◆ **WRITTEN TASK**
How does the data below read from its first line through the line containing "4.5, 4.75, 5];"? Print those lines exactly.

◆ **GIVEN INFORMATION**
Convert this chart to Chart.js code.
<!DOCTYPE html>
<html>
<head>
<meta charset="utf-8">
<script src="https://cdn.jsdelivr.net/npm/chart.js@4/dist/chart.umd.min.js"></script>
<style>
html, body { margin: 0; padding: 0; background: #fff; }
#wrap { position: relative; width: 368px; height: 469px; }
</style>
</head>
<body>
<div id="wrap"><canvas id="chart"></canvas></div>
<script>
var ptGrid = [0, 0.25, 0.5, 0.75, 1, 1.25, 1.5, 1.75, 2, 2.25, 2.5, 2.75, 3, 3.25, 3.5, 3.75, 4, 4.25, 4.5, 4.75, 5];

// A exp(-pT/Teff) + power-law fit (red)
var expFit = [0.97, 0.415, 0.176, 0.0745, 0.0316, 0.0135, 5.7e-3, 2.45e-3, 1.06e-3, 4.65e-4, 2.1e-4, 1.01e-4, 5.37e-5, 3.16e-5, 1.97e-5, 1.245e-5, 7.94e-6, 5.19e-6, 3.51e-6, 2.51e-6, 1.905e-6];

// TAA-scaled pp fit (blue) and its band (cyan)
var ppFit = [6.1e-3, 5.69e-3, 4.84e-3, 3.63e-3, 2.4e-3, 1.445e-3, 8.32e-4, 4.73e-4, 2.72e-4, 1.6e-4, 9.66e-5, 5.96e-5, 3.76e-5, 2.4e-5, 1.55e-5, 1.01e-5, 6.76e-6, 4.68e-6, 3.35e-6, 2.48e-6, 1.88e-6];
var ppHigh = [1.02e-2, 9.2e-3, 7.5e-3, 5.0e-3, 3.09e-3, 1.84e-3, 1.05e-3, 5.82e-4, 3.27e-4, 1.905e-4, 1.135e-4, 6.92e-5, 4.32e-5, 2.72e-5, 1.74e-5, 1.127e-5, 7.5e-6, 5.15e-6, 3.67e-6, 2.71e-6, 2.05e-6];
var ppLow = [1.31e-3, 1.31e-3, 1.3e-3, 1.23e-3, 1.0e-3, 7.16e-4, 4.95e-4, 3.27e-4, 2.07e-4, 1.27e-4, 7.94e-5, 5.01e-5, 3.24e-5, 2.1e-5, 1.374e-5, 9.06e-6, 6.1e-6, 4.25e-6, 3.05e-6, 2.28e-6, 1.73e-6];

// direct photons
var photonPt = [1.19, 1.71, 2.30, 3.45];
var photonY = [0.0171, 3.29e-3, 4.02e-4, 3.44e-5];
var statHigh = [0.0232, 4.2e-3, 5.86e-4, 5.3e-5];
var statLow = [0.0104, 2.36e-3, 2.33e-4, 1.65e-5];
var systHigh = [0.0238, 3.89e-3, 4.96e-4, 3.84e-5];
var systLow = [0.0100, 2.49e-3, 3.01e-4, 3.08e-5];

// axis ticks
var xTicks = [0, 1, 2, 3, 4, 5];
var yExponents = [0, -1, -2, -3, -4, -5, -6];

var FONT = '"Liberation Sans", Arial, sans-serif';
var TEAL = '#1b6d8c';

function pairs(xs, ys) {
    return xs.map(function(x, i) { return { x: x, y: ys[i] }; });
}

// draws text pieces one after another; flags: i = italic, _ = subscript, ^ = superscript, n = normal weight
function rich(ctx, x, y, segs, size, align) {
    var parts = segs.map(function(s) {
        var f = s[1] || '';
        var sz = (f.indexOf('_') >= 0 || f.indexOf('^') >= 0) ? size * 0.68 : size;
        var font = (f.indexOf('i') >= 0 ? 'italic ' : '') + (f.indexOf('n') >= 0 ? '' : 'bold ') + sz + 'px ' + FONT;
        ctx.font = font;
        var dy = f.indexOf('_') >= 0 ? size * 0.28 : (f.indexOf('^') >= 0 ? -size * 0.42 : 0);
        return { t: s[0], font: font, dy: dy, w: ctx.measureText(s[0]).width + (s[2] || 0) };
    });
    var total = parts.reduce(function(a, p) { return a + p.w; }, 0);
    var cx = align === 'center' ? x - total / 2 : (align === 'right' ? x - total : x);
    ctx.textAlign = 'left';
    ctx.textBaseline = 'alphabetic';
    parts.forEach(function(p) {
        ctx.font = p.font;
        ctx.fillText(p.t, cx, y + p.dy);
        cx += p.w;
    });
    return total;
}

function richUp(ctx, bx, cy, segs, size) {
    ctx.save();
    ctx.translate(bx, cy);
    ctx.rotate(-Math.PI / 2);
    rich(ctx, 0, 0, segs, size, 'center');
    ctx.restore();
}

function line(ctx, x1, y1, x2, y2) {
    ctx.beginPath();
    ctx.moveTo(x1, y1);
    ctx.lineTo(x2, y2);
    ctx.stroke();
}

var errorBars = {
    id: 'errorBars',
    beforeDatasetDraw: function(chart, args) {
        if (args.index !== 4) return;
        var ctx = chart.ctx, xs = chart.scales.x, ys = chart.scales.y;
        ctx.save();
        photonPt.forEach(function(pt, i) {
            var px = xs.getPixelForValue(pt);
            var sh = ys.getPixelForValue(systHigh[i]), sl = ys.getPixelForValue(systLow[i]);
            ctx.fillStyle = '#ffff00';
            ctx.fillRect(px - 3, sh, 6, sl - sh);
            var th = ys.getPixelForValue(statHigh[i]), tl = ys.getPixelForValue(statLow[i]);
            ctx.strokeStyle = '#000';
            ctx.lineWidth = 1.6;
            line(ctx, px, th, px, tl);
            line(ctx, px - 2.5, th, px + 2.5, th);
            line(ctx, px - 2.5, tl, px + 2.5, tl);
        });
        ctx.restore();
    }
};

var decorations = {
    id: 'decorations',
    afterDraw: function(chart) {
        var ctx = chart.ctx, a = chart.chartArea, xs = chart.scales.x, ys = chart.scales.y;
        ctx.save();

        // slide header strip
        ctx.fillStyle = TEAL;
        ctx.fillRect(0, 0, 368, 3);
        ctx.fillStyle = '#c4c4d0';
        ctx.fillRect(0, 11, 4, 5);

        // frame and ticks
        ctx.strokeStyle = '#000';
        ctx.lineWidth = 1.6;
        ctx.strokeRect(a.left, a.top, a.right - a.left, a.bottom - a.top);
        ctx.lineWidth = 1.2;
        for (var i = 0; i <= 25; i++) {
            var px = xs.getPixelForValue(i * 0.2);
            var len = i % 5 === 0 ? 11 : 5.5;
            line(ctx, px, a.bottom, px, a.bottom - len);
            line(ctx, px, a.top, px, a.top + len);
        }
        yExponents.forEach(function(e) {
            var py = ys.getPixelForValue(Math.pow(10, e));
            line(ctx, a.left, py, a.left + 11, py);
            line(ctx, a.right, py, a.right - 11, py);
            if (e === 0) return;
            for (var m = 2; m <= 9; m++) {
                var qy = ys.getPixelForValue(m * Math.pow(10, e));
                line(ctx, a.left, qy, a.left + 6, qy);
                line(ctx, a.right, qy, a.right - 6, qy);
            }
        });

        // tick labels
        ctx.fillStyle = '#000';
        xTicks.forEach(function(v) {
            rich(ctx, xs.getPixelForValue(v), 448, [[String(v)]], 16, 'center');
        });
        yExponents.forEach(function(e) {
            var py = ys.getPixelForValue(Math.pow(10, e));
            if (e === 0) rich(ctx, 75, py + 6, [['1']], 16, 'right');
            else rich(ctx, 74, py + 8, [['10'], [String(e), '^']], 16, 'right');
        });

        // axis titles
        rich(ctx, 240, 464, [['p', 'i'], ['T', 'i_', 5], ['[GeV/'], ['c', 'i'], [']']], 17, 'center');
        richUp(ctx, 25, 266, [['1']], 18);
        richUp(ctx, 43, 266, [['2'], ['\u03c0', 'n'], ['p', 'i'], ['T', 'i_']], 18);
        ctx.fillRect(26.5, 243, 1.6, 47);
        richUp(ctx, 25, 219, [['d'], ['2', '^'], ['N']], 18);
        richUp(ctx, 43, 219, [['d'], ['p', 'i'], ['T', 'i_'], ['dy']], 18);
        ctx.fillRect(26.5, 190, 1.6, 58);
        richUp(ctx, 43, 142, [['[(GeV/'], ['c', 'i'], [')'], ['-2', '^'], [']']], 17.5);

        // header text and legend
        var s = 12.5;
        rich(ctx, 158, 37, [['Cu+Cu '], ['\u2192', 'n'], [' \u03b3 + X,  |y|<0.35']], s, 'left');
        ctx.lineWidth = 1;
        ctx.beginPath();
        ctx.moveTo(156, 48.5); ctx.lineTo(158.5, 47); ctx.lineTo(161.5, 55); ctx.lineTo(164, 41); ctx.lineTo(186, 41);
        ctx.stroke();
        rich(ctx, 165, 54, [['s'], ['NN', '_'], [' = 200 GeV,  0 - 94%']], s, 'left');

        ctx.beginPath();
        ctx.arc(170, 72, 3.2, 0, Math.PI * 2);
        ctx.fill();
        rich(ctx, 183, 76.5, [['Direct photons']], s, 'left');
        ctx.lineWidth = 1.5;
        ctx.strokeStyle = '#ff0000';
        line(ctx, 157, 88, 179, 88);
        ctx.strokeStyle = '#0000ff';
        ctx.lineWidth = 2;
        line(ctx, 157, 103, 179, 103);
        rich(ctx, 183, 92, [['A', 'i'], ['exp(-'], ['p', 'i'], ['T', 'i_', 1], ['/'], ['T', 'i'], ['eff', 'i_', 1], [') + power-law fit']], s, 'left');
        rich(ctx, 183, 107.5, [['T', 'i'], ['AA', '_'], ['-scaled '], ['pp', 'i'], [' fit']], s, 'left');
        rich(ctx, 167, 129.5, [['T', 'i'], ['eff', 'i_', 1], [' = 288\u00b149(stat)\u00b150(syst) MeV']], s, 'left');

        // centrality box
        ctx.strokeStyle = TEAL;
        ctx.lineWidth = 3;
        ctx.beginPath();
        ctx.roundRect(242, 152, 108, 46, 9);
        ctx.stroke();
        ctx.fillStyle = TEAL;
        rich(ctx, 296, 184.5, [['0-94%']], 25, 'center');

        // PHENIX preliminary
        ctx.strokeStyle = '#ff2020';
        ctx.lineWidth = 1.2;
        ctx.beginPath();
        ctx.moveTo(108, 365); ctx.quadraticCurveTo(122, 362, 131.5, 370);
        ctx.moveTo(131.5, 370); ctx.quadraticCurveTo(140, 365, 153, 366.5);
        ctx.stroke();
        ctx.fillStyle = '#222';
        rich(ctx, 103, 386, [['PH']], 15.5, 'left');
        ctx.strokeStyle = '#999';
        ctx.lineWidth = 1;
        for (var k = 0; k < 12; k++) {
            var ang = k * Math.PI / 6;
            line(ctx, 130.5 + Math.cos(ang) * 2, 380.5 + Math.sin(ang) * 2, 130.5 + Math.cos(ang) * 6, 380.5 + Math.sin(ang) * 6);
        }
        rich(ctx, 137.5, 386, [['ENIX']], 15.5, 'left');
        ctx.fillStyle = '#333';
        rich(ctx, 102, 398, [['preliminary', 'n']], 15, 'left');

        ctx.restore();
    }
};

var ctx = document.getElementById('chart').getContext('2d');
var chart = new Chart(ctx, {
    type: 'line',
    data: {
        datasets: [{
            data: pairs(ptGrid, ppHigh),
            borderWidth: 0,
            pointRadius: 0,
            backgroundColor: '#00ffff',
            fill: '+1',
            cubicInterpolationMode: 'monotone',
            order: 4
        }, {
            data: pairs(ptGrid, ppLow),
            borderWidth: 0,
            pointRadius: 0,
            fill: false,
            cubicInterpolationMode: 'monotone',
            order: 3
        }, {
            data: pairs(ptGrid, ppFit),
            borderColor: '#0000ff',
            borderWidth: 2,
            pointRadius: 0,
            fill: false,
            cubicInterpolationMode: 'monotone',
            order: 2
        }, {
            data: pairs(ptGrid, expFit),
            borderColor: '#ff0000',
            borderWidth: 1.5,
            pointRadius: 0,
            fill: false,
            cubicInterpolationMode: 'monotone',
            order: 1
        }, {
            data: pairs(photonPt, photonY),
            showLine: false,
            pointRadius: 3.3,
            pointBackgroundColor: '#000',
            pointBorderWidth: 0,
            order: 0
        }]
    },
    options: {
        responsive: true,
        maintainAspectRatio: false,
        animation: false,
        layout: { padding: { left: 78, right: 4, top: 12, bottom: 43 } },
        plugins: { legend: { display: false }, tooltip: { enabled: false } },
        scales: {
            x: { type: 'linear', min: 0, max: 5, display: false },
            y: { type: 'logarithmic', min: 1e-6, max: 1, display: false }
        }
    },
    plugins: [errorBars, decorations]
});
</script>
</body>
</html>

◆ **RESULT BELOW**
Convert this chart to Chart.js code.
<!DOCTYPE html>
<html>
<head>
<meta charset="utf-8">
<script src="https://cdn.jsdelivr.net/npm/chart.js@4/dist/chart.umd.min.js"></script>
<style>
html, body { margin: 0; padding: 0; background: #fff; }
#wrap { position: relative; width: 368px; height: 469px; }
</style>
</head>
<body>
<div id="wrap"><canvas id="chart"></canvas></div>
<script>
var ptGrid = [0, 0.25, 0.5, 0.75, 1, 1.25, 1.5, 1.75, 2, 2.25, 2.5, 2.75, 3, 3.25, 3.5, 3.75, 4, 4.25, 4.5, 4.75, 5];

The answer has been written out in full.